If we had a micro-operation of the second type, the scheduler could take into account the info about its execution status from the execution units. In this case the scheduler would need to receive feedback from the execution units about the estimated execution time for the given instruction. In fact, this is quite possible (that this strategy is applied to the FPU load), however, there is one unpleasant issue.
Suppose that we were really lucky and the data is available in the L1 cache. By Northwood processor core, the data will take two clock cycles to be delivered from L1 cache.
Say, the execution unit received a micro-operation at the  time point. At the [0+2 clocks] point, it sent the status report to the scheduler and received the data from L1 cache. It immediately reports to the scheduler and the latter immediately releases the next micro-operation to the pipeline. This micro-operation will take 6 clock cycles to reach the execution unit.

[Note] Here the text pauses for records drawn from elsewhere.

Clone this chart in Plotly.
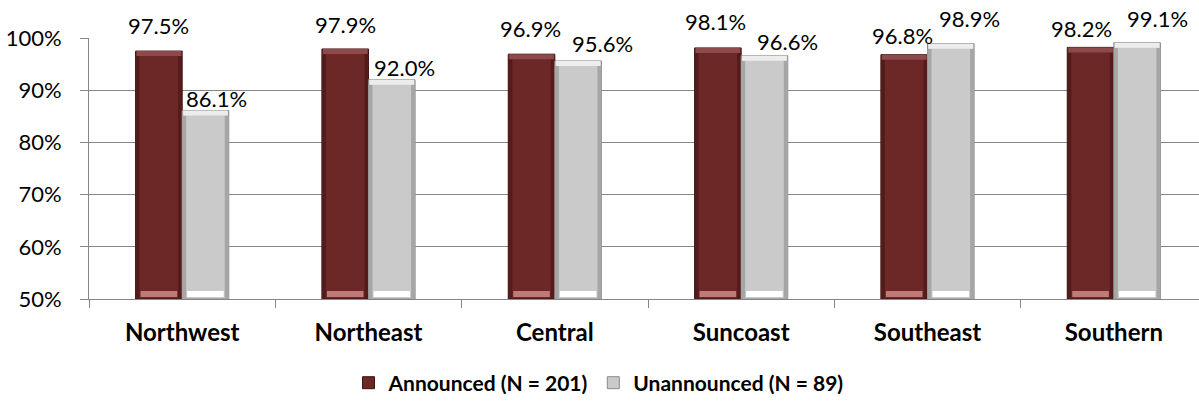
import numpy as np
import plotly.graph_objects as go

# Regions and compliance rates by inspection type
regions = ["Northwest", "Northeast", "Central", "Suncoast", "Southeast", "Southern"]
announced = [0.975, 0.979, 0.969, 0.981, 0.968, 0.982]
unannounced = [0.861, 0.920, 0.956, 0.966, 0.989, 0.991]
series_names = ["Announced (N = 201)", "Unannounced (N = 89)"]
y_ticks = [0.5, 0.6, 0.7, 0.8, 0.9, 1.0]

FONT = "Lato, 'Open Sans', sans-serif"
BAR_W = 0.25            # bar width in category units
Y_MIN = 0.5
PX_X = 1 / 186.4        # one pixel along x, in data units
PX_Y = 0.5 / 261        # one pixel along y, in data units

# colours: face, side edge, top bevel, bottom highlight, outline
styles = [
    dict(face="#6C2727", edge="#541B1B", top="#8E4A4A", low="#C07A7A", line="#3E1212"),
    dict(face="#CACACA", edge="#A6A6A6", top="#EDEDED", low="#FFFFFF", line="#8A8A8A"),
]

# hand-placed label nudges (px) so neighbouring labels don't collide: (dx, dy)
label_nudge = [
    [(0, 10), (0, 9), (-1, 10), (-2, 11), (-2, 4), (-9, 3)],
    [(11, -3), (13, -3), (24, 2), (23, -1), (19, 10), (20, 9)],
]

pos = np.arange(len(regions), dtype=float)
fig = go.Figure()
annotations = []

for k, (vals, name, st) in enumerate(zip([announced, unannounced], series_names, styles)):
    vals = np.array(vals)
    off = -BAR_W if k == 0 else 0.0
    e = 4 * PX_X          # side bevel width
    t = 5 * PX_Y          # top bevel height
    b0, b1 = 2 * PX_Y, 8 * PX_Y  # bottom highlight band

    # main body
    fig.add_trace(go.Bar(
        x=pos, y=vals - Y_MIN, base=Y_MIN, width=BAR_W, offset=off, name=name,
        marker=dict(color=st["face"], line=dict(color=st["line"], width=1)),
        legendgroup=name, showlegend=True, hoverinfo="skip"))
    # side bevels
    for side_off in (off, off + BAR_W - e):
        fig.add_trace(go.Bar(
            x=pos, y=vals - Y_MIN - t, base=Y_MIN, width=e, offset=side_off,
            marker=dict(color=st["edge"], line=dict(width=0)),
            legendgroup=name, showlegend=False, hoverinfo="skip"))
    # top bevel
    fig.add_trace(go.Bar(
        x=pos, y=np.full_like(vals, t), base=vals - t, width=BAR_W - 2 * PX_X, offset=off + PX_X,
        marker=dict(color=st["top"], line=dict(width=0)),
        legendgroup=name, showlegend=False, hoverinfo="skip"))
    # bottom highlight
    fig.add_trace(go.Bar(
        x=pos, y=np.full_like(vals, b1 - b0), base=Y_MIN + b0, width=BAR_W - 2 * e - 2 * PX_X,
        offset=off + e + PX_X,
        marker=dict(color=st["low"], line=dict(width=0)),
        legendgroup=name, showlegend=False, hoverinfo="skip"))
    # value labels
    for i, v in enumerate(vals):
        dx, dy = label_nudge[k][i]
        annotations.append(dict(
            x=pos[i] + off + BAR_W / 2, y=v, xref="x", yref="y",
            text=f"{v * 100:.1f}%", showarrow=False,
            xanchor="center", yanchor="bottom", xshift=dx, yshift=dy,
            font=dict(family=FONT, size=22, color="#000000")))

fig.update_layout(
    width=1199, height=404,
    margin=dict(l=89, r=0, t=38, b=105),
    paper_bgcolor="white", plot_bgcolor="white",
    barmode="overlay",
    font=dict(family=FONT, color="#000000"),
    showlegend=True,
    annotations=annotations,
    legend=dict(orientation="h", x=0.459, xanchor="center", y=-0.322, yanchor="middle",
                font=dict(family=FONT, size=21, weight="bold"), traceorder="normal",
                itemwidth=30, itemclick=False),
)

fig.update_xaxes(
    range=[-0.5, 5.5 - 8 * PX_X],
    tickvals=pos, ticktext=regions, ticks="",
    tickfont=dict(family=FONT, size=24, weight="bold"),
    ticklabelstandoff=12,
    showgrid=False, zeroline=False,
    showline=True, linecolor="#868686", linewidth=1,
    minor=dict(tick0=-0.5, dtick=1, ticks="outside", ticklen=8, tickcolor="#868686", showgrid=False),
)
fig.update_yaxes(
    range=[Y_MIN, 1.0], tickvals=y_ticks, tickformat=".0%",
    ticks="outside", ticklen=8, tickcolor="#868686",
    tickfont=dict(family=FONT, size=22),
    ticklabelstandoff=14,
    showgrid=True, gridcolor="#868686", gridwidth=1,
    zeroline=False, showline=True, linecolor="#868686", linewidth=1,
)

fig.write_html("out.html")
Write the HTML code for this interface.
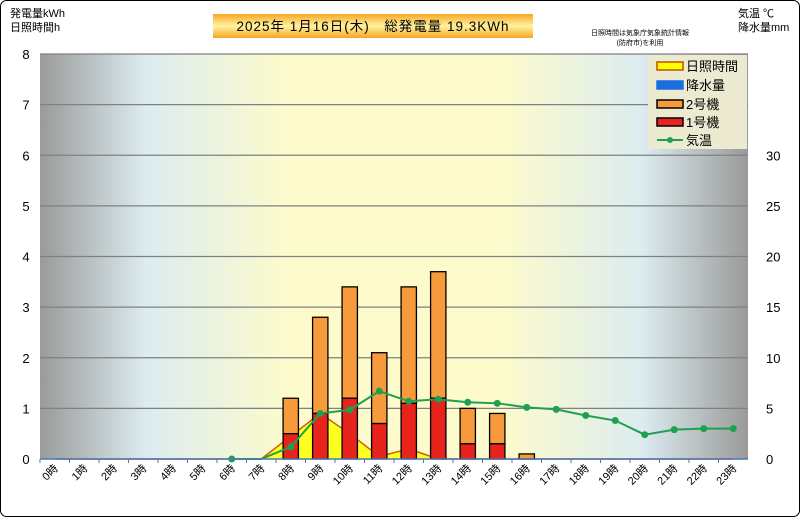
<!DOCTYPE html>
<html><head><meta charset="utf-8">
<style>
body{margin:0;background:#fff;}
#wrap{position:relative;width:800px;height:517px;overflow:hidden;font-family:"Liberation Sans","Noto Sans CJK JP",sans-serif;}
</style></head>
<body>
<div id="wrap">
<svg id="chart" width="800" height="517" xmlns="http://www.w3.org/2000/svg">
<defs>
<linearGradient id="bg" x1="0" x2="1" y1="0" y2="0">
<stop offset="0" stop-color="#9a9a9a"/>
<stop offset="0.15" stop-color="#dcecf0"/>
<stop offset="0.35" stop-color="#fdfbcc"/>
<stop offset="0.65" stop-color="#fdfbcc"/>
<stop offset="0.85" stop-color="#dcecf0"/>
<stop offset="1" stop-color="#9a9a9a"/>
</linearGradient>
<linearGradient id="tg" x1="0" x2="0" y1="0" y2="1">
<stop offset="0" stop-color="#f6a623"/>
<stop offset="0.5" stop-color="#fff3a0"/>
<stop offset="1" stop-color="#f6a623"/>
</linearGradient>
</defs>
<rect x="0.5" y="0.5" width="799" height="516" rx="6" fill="#fff" stroke="#000"/>
<rect x="40" y="54" width="708" height="405" fill="url(#bg)"/>
<g id="grid"></g>
<g id="marks"></g>
<g id="axes" font-size="12" fill="#000"></g>
<text x="10" y="17" font-size="11">発電量kWh</text>
<text x="10" y="31" font-size="11">日照時間h</text>
<text x="738" y="17" font-size="11">気温 ℃</text>
<text x="738" y="31" font-size="11">降水量mm</text>
<rect x="213" y="14" width="320" height="24" fill="url(#tg)"/>
<text x="373" y="31" font-size="13.5" letter-spacing="1" text-anchor="middle">2025年 1月16日(木)　総発電量 19.3KWh</text>
<text x="640" y="35" font-size="7" text-anchor="middle">日照時間は気象庁気象統計情報</text>
<text x="640" y="45" font-size="7" text-anchor="middle">(防府市)を利用</text>
<g>
<rect x="648" y="55" width="99" height="94" fill="#ecebd2"/>
<g><rect x="657" y="62" width="26" height="8" fill="#ffff00" stroke="#c05000" stroke-width="1.5"/><text x="686" y="71" font-size="13">日照時間</text></g>
<g><rect x="657" y="81" width="26" height="8" fill="#1a6fe0" stroke="#1a6fe0" stroke-width="1.5"/><text x="686" y="90" font-size="13">降水量</text></g>
<g><rect x="657" y="100" width="26" height="8" fill="#f79a3c" stroke="#000" stroke-width="1.5"/><text x="686" y="109" font-size="13">2号機</text></g>
<g><rect x="657" y="118" width="26" height="8" fill="#e8231c" stroke="#000" stroke-width="1.5"/><text x="686" y="127" font-size="13">1号機</text></g>
<g><line x1="657" y1="140" x2="683" y2="140" stroke="#1fa050" stroke-width="2"/><circle cx="670" cy="140" r="3" fill="#1fa050"/><text x="686" y="145" font-size="13">気温</text></g>
</g>
</svg>
</div>
<script>
const hours = ["0時","1時","2時","3時","4時","5時","6時","7時","8時","9時","10時","11時","12時","13時","14時","15時","16時","17時","18時","19時","20時","21時","22時","23時"];
const unit1 = [0,0,0,0,0,0,0,0,0.5,0.9,1.2,0.7,1.1,1.2,0.3,0.3,0,0,0,0,0,0,0,0];
const totalGen = [0,0,0,0,0,0,0,0,1.2,2.8,3.4,2.1,3.4,3.7,1.0,0.9,0.1,0,0,0,0,0,0,0];
const sunshine = [0,0,0,0,0,0,0,0,0.45,0.9,0.5,0.05,0.2,0,0,0,0,0,0,0,0,0,0,0];
const rain = [0,0,0,0,0,0,0,0,0,0,0,0,0,0,0,0,0,0,0,0,0,0,0,0];
const temp = [null,null,null,null,null,null,0,0,1.2,4.5,4.85,6.7,5.7,5.9,5.6,5.5,5.1,4.9,4.3,3.8,2.4,2.9,3.0,3.0];
const tempMarkers = [false,false,false,false,false,false,true,false,true,true,true,true,true,true,true,true,true,true,true,true,true,true,true,true];
const leftTicks = [0,1,2,3,4,5,6,7,8];
const rightTicks = [0,5,10,15,20,25,30];

const X0=40,X1=748,Y0=459,Y1=54,LMAX=8,RMAX=40;
const band=(X1-X0)/hours.length;
const xc=i=>X0+band*(i+0.5);
const yL=v=>Y0-(v/LMAX)*(Y0-Y1);
const yR=v=>Y0-(v/RMAX)*(Y0-Y1);
const NS="http://www.w3.org/2000/svg";
function mk(tag,attrs,parent){const e=document.createElementNS(NS,tag);for(const k in attrs)e.setAttribute(k,attrs[k]);parent.appendChild(e);return e;}
const grid=document.getElementById('grid'),marks=document.getElementById('marks'),axes=document.getElementById('axes');

leftTicks.forEach(v=>{
  if(v>0){const l=mk('line',{x1:X0,x2:X1,y1:yL(v),y2:yL(v),stroke:'#808080','stroke-width':1.2},grid);
  
  }
  const t=mk('text',{x:26,y:yL(v)+5,'text-anchor':'middle','font-size':13},axes);t.textContent=v;
  
  
});
rightTicks.forEach(v=>{
  const t=mk('text',{x:766,y:yR(v)+5,'text-anchor':'start','font-size':13},axes);t.textContent=v;
  
  
});

let d='M'+xc(0)+','+Y0;
sunshine.forEach((v,i)=>{d+=' L'+xc(i)+','+yL(v);});
d+=' L'+xc(sunshine.length-1)+','+Y0+' Z';
const area=mk('path',{d:d,fill:'#ffff20',stroke:'none'},marks);


let dl='';
sunshine.forEach((v,i)=>{dl+=(i?' L':'M')+xc(i)+','+yL(v);});
const sl=mk('path',{d:dl,fill:'none',stroke:'#d05a10','stroke-width':1.5},marks);



const bw=band*0.52;
hours.forEach((h,i)=>{
  const t=totalGen[i],u1=unit1[i];
  if(t<=0)return;
  const b2=mk('rect',{x:xc(i)-bw/2,y:yL(t),width:bw,height:yL(u1)-yL(t),fill:'#f79a3c',stroke:'#000','stroke-width':1.3},marks);
  
  
  if(u1>0){const b1=mk('rect',{x:xc(i)-bw/2,y:yL(u1),width:bw,height:Y0-yL(u1),fill:'#e8231c',stroke:'#000','stroke-width':1.3},marks);
  
  }
});

rain.forEach((v,i)=>{ if(v>0){const r=mk('rect',{x:xc(i)-bw/2,y:yR(v),width:bw,height:Y0-yR(v),fill:'#1a6fe0'},marks);
  
  }});

const ax=mk('line',{x1:X0,x2:X1,y1:Y0,y2:Y0,stroke:'#4a7ab0','stroke-width':1.5},axes);


hours.forEach((h,i)=>{
  mk('line',{x1:X0+band*i,x2:X0+band*i,y1:Y0,y2:Y0+4,stroke:'#4a7ab0'},axes);
  const t=mk('text',{transform:'translate('+(xc(i)+4)+','+(Y0+10)+') rotate(-45)','text-anchor':'end','font-size':11},axes);
  t.textContent=h;
  
  
});

let dt='';let started=false;
temp.forEach((v,i)=>{if(v===null)return;dt+=(started?' L':'M')+xc(i)+','+yR(v);started=true;});
const tl=mk('path',{d:dt,fill:'none',stroke:'#1fa050','stroke-width':2},marks);


temp.forEach((v,i)=>{if(v===null||!tempMarkers[i])return;
  const c=mk('circle',{cx:xc(i),cy:yR(v),r:3.5,fill:'#1fa050'},marks);
  
  });
</script>
</body></html>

Everything seems to be correct, but what have we got in the end? Let’s sum up the results: our second micro-operation will reach the execution unit in 0+2+6 clocks, because it still needs to pass all the stages between the scheduler and the execution unit: the distance between them hasn’t got any smaller. It means we need 8 clock cycles total. It turns out that the dependent instruction started moving towards the execution unit not when the data is already ready - [0+2 clocks] time point, but at [0+2+6 clocks], i.e. 6 clock cycles later. In other words, we lost 6 clock cycles!
Well, this is not the best option, I should say.